What is the climate emergency? 

The climate is the long-term pattern of day-to-day weather. Our food and water supplies depend on stable seasonal patterns of temperature, rain, and wind in the UK and elsewhere. In the last 100 years the earth’s average temperature has increased faster than previously seen – this is known as global warming or global heating. 

 

Evidence shows that human activity and our use of fuels like petrol, diesel, gas, and coal is highly likely to be the main cause of global warming. When these fuels are burned they release greenhouse gases which trap heat in the earth’s atmosphere, causing the air and seas to heat up which changes the climate. The greenhouse gases produced when we burn these fuels contain a lot of carbon and so the term ‘carbon emissions’ is often used. 

The problem is that current levels of greenhouse gases are higher than they have been over the last 800,000 years and they are rising rapidly. 

 

The climate emergency is a real and significant threat. Communities, the environment, and the economy will be severely affected without significant changes to the way we live, work, and move around.
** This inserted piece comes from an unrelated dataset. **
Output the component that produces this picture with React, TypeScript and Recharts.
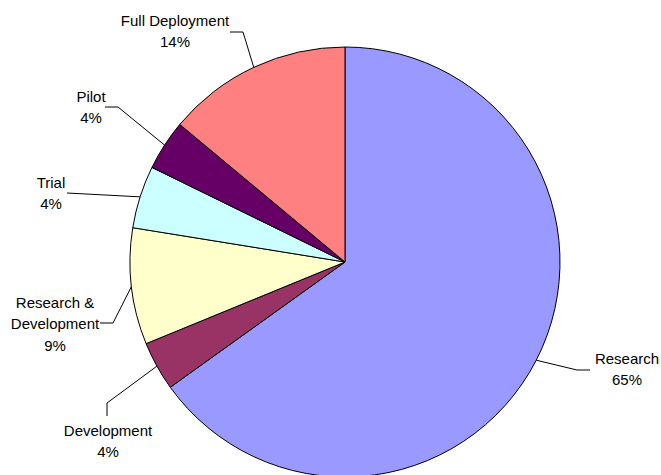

This affects sexual and gender minorities, who will face this threat unevenly, compared to the rest of the population. 

What are we doing at ReportOUT?

ReportOUT have pledged to become a carbon neutral organisation in the future, and we have adopted sustainability and carbon reduction programmes and activities. Read more here.

We have researched the link between the Climate Emergency, and sexual and gender minorities. You can read our work, through our Green in the Rainbow Project.

We even have our own Trustee who is in charge of Sustainability and Climate Change at ReportOUT.